One pedals, all benefit
Students and patients gain perspective and friends through Team Buckeye’s I Ride For You.
A stay-at-home mother of two living in Worthington and an Ohio State undergraduate majoring in international studies might seem to have little in common. But they do.
Both have had cancer touch their lives, and both credit research at Ohio State’s James Cancer Hospital for making the disease less destructive. They were brought together through the I Ride For You program of Team Buckeye, the Pelotonia bike tour’s super-peloton. The annual grassroots tour through central Ohio has raised more than $106 million for Ohio State cancer research since 2008.
Kristin Healy found a lump in her right breast in 2013. She was diagnosed with stage 2 breast cancer and had a mastectomy.
Because she was just 36 years old and had no family history of breast cancer, her physicians recommended genetic testing. She tested positive for BRCA2, a protein-coding gene associated with breast and ovarian cancer.
“I ended up not having to do chemotherapy because The James is such an amazing hospital and so research oriented,” Healy said.

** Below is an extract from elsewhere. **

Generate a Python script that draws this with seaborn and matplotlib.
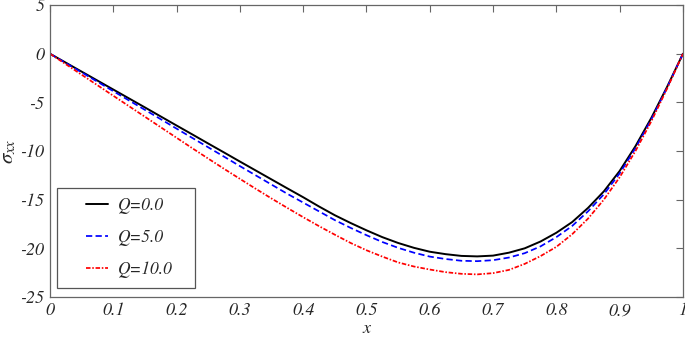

While chemotherapy might have been the recommended course for her in the past, research and testing allowed physicians to target her cancer more precisely. She was put on a drug regiment of tamoxifen and had a hysterectomy in 2014.
Two months after Healy received her diagnosis, Katie Tomaszewski’s father, Ken, died after a long battle with colorectal cancer. Now an Ohio State senior, Tomaszewski credits her dad’s participation in clinical trials at The James for adding years to his life.

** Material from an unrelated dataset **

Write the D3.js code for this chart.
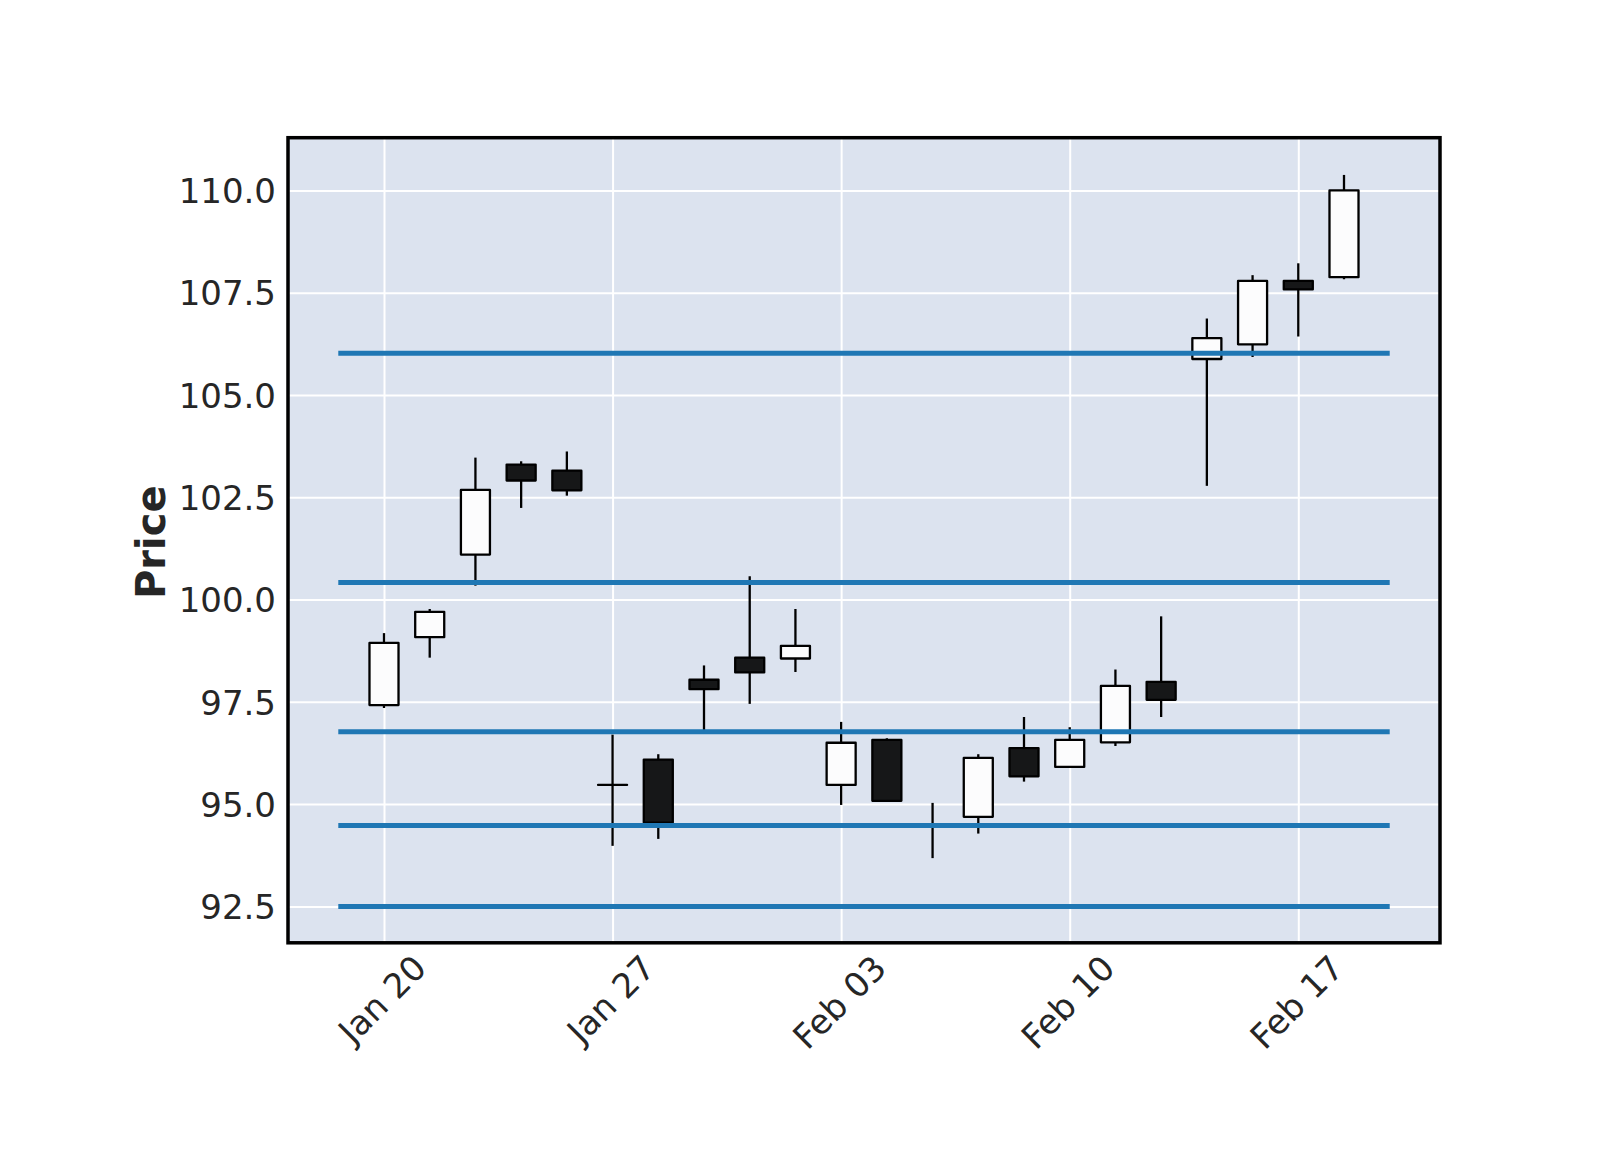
<!DOCTYPE html>
<html><head><meta charset="utf-8">
<script src="https://cdn.jsdelivr.net/npm/d3@7"></script>
<style>body{margin:0;background:#fff}svg{display:block}</style>
</head><body><svg id="c" width="1600" height="1150"></svg>
<script>
// ---- data ----
const dates = ["2020-01-20","2020-01-21","2020-01-22","2020-01-23","2020-01-24",
               "2020-01-27","2020-01-28","2020-01-29","2020-01-30","2020-01-31",
               "2020-02-03","2020-02-04","2020-02-05","2020-02-06","2020-02-07",
               "2020-02-10","2020-02-11","2020-02-12","2020-02-13","2020-02-14",
               "2020-02-17","2020-02-18"];
const opens  = [97.42, 99.08, 101.10, 103.30, 103.15, 95.47, 96.09, 98.04, 98.58, 98.56, 95.47, 96.57, 94.49, 94.69, 96.37, 95.91, 96.51, 97.99, 105.88, 106.24, 107.79, 107.88];
const highs  = [99.18, 99.77, 103.47, 103.38, 103.62, 96.70, 96.22, 98.39, 100.57, 99.77, 97.01, 96.61, 95.03, 96.22, 97.13, 96.88, 98.29, 99.59, 106.87, 107.93, 108.22, 110.38];
const lows   = [97.35, 98.58, 100.34, 102.24, 102.54, 93.98, 94.15, 96.80, 97.45, 98.23, 94.98, 95.06, 93.68, 94.28, 95.55, 95.90, 96.42, 97.13, 102.78, 105.93, 106.43, 107.83];
const closes = [98.94, 99.70, 102.68, 102.91, 102.67, 95.47, 94.55, 97.81, 98.22, 98.87, 96.50, 95.08, 94.47, 96.13, 95.68, 96.57, 97.89, 97.55, 106.39, 107.79, 107.58, 110.00];
const hlineValues = [106.02, 100.42, 96.77, 94.48, 92.5];
const yTickValues = [92.5, 95.0, 97.5, 100.0, 102.5, 105.0, 107.5, 110.0];
const xTickLabels = ["Jan 20","Jan 27","Feb 03","Feb 10","Feb 17"];
const yLabel = "Price";

// ---- layout ----
const svg = d3.select("#c");
const L = 288, R = 1440, T = 137.7, B = 942.8;
const n = dates.length;
const x = d3.scaleLinear().domain([-2.1, n + 1.1]).range([L, R]);
const y = d3.scaleLinear().domain([91.61, 111.29]).range([B, T]);
const fmt = d3.timeFormat("%b %d"), parse = d3.timeParse("%Y-%m-%d");
const xTickIdx = xTickLabels.map(lbl => dates.findIndex(d => fmt(parse(d)) === lbl));
const ink = "#262626";
const font = "DejaVu Sans, sans-serif";

svg.append("rect").attr("x", L).attr("y", T).attr("width", R - L).attr("height", B - T).attr("fill", "#DCE3EF");

// grid
svg.append("g").attr("transform", `translate(${L},0)`)
  .call(d3.axisLeft(y).tickValues(yTickValues).tickSize(-(R - L)).tickFormat(""))
  .call(g => g.select(".domain").remove())
  .call(g => g.selectAll("line").attr("stroke", "#fff").attr("stroke-width", 2));
svg.append("g").attr("transform", `translate(0,${B})`)
  .call(d3.axisBottom(x).tickValues(xTickIdx).tickSize(-(B - T)).tickFormat(""))
  .call(g => g.select(".domain").remove())
  .call(g => g.selectAll("line").attr("stroke", "#fff").attr("stroke-width", 2));

// candles
const idx = d3.range(n);
const bw = 0.635;
const up = i => closes[i] >= opens[i];
const cg = svg.append("g");
cg.selectAll("line.wick").data(idx).join("line").attr("class", "wick")
  .attr("x1", i => x(i)).attr("x2", i => x(i))
  .attr("y1", i => y(highs[i])).attr("y2", i => y(lows[i]))
  .attr("stroke", "#000").attr("stroke-width", 2.3);
cg.selectAll("path.body").data(idx).join("path").attr("class", "body")
  .attr("d", i => {
    const x0 = x(i - bw / 2), x1 = x(i + bw / 2);
    const y0 = y(Math.max(opens[i], closes[i])), y1 = y(Math.min(opens[i], closes[i]));
    return `M${x0},${y0}H${x1}V${y1}H${x0}Z`;
  })
  .attr("fill", i => up(i) ? "#FCFCFD" : "#161718")
  .attr("stroke", "#000").attr("stroke-width", 2.3).attr("stroke-linejoin", "round");

// horizontal lines
svg.append("g").selectAll("line").data(hlineValues).join("line")
  .attr("x1", x(-1)).attr("x2", x(n))
  .attr("y1", d => y(d)).attr("y2", d => y(d))
  .attr("stroke", "#1f77b4").attr("stroke-width", 5);

// frame
svg.append("rect").attr("x", L).attr("y", T).attr("width", R - L).attr("height", B - T)
  .attr("fill", "none").attr("stroke", "#000").attr("stroke-width", 3.5);

// y tick labels
svg.append("g").attr("transform", `translate(${L},0)`)
  .call(d3.axisLeft(y).tickValues(yTickValues).tickSize(0).tickPadding(12).tickFormat(d3.format(".1f")))
  .call(g => g.select(".domain").remove())
  .call(g => g.selectAll("text").attr("font-family", font).attr("font-size", 34).attr("fill", ink).attr("dy", "0.36em"));

// x tick labels (rotated 45)
const fs = 34, pad = 9;
svg.append("g").attr("transform", `translate(0,${B})`)
  .call(d3.axisBottom(x).tickValues(xTickIdx).tickSize(0).tickFormat((d, k) => xTickLabels[k]))
  .call(g => g.select(".domain").remove())
  .call(g => g.selectAll("text")
    .attr("font-family", font).attr("font-size", fs).attr("fill", ink)
    .attr("text-anchor", "middle").attr("x", 0).attr("y", 0).attr("dy", "0.26em")
    .attr("transform", function () {
      const len = this.getComputedTextLength();
      const cy = pad + (len + fs) / (2 * Math.SQRT2);
      return `translate(0,${cy}) rotate(-45)`;
    }));

// y label
svg.append("text").attr("transform", `translate(165,${(T + B) / 2 + 2}) rotate(-90)`)
  .attr("text-anchor", "middle").attr("font-family", font).attr("font-weight", "bold")
  .attr("font-size", 40).attr("fill", ink).text(yLabel);
</script></body></html>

His death, however, left a terrible void in hers.
“After he died, I felt very lost on campus,” said Tomaszewski of Upper Arlington. “I felt very defeated.”

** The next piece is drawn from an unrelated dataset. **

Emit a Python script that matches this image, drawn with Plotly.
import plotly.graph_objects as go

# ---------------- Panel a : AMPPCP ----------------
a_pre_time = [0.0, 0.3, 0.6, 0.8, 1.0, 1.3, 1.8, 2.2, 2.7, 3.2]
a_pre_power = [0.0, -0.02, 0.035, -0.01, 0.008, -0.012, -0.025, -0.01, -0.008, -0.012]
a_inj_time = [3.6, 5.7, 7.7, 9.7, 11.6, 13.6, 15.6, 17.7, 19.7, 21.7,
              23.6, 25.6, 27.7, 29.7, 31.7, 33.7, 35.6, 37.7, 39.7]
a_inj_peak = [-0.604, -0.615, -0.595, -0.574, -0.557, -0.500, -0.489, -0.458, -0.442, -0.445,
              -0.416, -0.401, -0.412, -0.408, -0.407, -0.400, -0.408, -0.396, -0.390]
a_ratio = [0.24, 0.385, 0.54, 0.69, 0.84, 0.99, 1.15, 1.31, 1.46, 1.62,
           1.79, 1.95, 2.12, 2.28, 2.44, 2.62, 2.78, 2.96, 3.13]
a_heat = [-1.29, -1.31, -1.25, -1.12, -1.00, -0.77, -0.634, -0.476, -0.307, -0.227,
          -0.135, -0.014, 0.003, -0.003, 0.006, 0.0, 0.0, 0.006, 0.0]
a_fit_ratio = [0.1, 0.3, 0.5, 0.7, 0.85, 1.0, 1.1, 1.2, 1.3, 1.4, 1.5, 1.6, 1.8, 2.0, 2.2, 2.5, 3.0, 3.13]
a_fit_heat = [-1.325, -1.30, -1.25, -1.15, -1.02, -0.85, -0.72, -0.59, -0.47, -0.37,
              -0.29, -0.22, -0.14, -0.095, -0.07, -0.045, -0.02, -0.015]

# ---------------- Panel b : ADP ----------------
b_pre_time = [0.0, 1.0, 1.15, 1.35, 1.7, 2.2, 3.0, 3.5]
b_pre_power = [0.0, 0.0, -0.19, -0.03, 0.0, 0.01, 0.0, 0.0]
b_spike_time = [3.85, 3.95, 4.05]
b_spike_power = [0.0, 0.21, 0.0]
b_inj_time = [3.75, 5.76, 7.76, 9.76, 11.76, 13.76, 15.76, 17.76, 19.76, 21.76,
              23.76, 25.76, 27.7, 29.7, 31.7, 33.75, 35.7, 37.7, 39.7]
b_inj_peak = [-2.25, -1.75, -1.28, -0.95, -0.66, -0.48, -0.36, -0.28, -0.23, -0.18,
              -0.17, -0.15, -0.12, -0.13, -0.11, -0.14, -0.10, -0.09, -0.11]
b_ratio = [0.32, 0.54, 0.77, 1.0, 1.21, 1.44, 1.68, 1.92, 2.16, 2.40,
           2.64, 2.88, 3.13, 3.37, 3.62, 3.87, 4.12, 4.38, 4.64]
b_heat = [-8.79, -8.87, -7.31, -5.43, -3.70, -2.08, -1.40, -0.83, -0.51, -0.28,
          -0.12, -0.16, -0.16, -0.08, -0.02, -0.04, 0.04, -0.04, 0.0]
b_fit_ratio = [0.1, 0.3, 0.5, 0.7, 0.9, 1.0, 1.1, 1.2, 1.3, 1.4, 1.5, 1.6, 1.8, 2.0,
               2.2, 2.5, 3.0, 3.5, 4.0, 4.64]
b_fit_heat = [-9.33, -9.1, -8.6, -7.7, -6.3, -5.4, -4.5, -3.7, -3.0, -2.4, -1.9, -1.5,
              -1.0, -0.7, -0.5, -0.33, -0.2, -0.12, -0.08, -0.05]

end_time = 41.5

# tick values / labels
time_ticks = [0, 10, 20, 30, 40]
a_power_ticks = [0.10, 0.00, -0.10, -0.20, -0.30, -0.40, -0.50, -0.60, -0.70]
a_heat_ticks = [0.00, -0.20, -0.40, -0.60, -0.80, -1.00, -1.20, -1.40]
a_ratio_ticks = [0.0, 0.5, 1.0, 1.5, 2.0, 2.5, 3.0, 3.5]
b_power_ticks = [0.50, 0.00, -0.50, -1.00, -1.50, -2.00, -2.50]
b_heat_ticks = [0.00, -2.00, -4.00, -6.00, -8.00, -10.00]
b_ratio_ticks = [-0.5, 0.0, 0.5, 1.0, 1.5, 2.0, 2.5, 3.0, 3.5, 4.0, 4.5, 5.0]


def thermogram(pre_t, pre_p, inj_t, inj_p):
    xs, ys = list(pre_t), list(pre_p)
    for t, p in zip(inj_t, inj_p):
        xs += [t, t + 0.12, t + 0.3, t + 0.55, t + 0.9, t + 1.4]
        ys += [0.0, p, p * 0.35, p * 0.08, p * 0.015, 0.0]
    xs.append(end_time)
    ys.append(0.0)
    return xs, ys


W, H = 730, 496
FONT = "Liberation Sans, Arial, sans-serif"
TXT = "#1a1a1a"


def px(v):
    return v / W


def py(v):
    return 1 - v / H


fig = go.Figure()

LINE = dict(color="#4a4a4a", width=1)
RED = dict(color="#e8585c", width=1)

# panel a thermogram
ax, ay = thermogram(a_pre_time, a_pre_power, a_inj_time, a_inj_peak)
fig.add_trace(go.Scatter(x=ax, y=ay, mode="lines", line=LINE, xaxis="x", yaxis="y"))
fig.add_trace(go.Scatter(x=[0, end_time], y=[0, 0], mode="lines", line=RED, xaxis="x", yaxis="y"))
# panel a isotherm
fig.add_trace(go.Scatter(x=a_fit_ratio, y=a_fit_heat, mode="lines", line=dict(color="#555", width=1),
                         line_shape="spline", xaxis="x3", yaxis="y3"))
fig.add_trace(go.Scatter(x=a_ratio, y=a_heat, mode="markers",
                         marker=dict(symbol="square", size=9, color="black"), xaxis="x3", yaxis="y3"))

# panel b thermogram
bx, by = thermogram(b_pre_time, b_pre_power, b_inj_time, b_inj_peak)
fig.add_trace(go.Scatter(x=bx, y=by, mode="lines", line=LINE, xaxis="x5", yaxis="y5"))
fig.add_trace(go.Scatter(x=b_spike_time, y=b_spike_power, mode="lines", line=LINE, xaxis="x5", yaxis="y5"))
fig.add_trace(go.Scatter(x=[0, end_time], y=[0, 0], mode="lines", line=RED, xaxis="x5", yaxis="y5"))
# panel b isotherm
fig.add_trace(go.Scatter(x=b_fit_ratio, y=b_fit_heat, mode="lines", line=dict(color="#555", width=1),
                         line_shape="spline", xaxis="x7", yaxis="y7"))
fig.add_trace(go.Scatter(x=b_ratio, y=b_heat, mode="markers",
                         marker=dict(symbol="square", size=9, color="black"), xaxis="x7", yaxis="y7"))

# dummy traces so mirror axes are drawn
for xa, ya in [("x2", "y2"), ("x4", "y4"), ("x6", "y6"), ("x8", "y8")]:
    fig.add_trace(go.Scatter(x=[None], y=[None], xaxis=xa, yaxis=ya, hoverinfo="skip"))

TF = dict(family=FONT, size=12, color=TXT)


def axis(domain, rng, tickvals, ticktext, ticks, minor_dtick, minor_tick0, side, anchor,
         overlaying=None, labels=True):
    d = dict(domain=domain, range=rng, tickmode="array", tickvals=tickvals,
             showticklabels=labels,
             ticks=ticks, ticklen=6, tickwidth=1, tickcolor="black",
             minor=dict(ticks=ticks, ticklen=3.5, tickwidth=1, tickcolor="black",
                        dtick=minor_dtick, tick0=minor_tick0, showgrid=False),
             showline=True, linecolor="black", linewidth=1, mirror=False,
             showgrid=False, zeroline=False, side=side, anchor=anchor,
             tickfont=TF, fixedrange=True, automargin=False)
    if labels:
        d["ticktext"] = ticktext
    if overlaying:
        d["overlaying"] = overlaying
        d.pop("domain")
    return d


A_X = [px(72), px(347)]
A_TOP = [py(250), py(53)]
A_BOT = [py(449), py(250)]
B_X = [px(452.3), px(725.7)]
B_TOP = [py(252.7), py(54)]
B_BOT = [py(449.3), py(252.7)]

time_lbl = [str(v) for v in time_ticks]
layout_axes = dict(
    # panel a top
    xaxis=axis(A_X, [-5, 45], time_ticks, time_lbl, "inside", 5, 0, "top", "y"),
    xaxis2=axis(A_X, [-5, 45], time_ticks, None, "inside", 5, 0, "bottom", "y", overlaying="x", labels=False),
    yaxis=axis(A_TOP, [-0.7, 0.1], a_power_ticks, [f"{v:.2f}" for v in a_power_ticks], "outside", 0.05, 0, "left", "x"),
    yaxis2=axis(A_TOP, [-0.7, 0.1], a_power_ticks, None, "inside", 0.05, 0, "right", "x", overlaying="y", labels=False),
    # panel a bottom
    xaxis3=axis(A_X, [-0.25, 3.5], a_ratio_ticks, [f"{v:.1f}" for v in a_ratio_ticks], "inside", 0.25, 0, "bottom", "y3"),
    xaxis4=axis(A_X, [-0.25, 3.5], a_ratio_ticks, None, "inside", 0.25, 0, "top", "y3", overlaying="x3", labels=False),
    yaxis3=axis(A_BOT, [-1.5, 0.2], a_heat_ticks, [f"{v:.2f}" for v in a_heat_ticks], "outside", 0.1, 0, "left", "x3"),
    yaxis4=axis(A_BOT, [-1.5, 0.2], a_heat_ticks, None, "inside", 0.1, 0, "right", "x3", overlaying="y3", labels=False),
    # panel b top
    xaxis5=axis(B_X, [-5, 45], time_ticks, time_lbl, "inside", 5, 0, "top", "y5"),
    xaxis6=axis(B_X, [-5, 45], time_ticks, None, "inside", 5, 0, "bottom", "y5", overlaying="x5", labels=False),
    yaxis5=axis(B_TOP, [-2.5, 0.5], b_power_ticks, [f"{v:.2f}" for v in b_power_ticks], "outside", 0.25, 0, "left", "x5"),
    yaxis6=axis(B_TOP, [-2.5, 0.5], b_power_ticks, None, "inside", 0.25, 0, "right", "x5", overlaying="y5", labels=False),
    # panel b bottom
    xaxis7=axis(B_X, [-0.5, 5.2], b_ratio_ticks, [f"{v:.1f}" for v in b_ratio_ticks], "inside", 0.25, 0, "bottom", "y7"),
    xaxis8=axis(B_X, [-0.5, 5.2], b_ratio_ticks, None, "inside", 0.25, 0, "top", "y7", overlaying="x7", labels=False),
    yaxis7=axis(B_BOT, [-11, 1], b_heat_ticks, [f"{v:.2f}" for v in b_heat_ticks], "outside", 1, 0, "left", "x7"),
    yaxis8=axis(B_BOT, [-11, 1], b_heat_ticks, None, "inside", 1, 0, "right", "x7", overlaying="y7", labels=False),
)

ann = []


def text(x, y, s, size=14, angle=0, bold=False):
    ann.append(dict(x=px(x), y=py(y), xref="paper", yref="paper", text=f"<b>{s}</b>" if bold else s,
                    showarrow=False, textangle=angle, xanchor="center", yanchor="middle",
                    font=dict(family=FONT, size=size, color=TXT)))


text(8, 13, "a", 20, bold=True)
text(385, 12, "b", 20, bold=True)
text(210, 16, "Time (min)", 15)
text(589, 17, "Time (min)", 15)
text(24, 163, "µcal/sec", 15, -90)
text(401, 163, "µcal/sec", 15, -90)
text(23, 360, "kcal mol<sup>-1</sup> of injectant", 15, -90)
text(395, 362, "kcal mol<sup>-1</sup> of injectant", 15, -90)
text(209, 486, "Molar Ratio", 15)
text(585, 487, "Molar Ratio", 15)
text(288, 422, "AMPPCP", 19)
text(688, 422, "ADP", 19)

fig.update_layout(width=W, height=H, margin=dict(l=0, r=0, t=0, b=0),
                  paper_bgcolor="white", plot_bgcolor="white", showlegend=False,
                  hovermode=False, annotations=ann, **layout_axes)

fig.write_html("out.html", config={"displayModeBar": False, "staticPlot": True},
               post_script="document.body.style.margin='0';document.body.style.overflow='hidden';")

She joined Team Buckeye Student Riders and found a home.
“I found people just as frustrated with cancer as me, … and all passionate,” Tomaszewski said. “They picked me up, and I found my place on campus.”
She rode in her first Pelotonia tour in 2013 with her mom. Crossing the finish line was powerful, and she knew then that she would ride every year.
In 2014, she participated in Team Buckeye’s I Ride For You program, which matches students with cancer patients. Last year, she was matched with Healy.
“I was looking for an opportunity to be involved and have a purpose for all this mess,” Healy said of her interest in the program. She had researched other organizations but decided on Pelotonia because
100 percent of the money raised funds cancer research at Ohio State.
“My children have a 50 percent chance of having this gene,” Healy said. “So, let’s make sure all money goes to research, because research is our No. 1 thing.”
Healy and Tomaszewski met at a luncheon, and they shared their stories about how cancer had changed their lives.
“We were crying in the first 10 minutes of meeting each other,” Healy said. “I feel like we instantly bonded at that lunch.”
“We talked about research and what it’s meant in her life,” said Tomaszewski, who has served as president of Team Buckeye Student Riders for the past two years. “I understood the role research plays because it gave my dad more years at life.”
Tomaszewski eventually met Healy’s husband, Richard Healy ’04, and children, Annie and Jack. The family helped raise money to support Tomaszewski’s 180-mile ride.
Tomaszewski wasn’t sure if she would see Healy and her family along the route, but she promised to keep an eye out.
On the second day of the ride, she came up on the final mile. And there along the route was 4-year-old Jack standing by his mom and holding a sign thanking her, other riders and The Ohio State University Comprehensive Cancer Center. “Thanks to you,” his sign read, “My Mommy gets to take me to my first day of preschool next week!”
“It was at that moment I realized I don’t ride in Pelotonia for myself anymore,” Tomaszewski said. “I got involved because I was hurt. And when I saw them, I realized I ride for Kristin and others in a bigger community.”
That’s a goal of I Ride For You: creating personal connections to show students how riding in Pelotonia can help cure cancer. Started by Team Buckeye Student Riders four years ago, I Ride For You now involves 100 students and 100 patients. And it’s growing.
“This program is for students to understand that The James is saving lives right here in Columbus,” said Justine Boggs, project coordinator for Team Buckeye. “This isn’t just a relationship that starts and ends during Pelotonia season. They’re lifelong friends.”
Tomaszewski and Healy are a good example. The international studies major will graduate this spring, but she plans to ride in Pelotonia again this August — and again for her friend who’s a mother of two in Worthington.
“I have a special relationship with her,” Tomaszewski said, “and I want to develop that and let it grow beyond my college career.”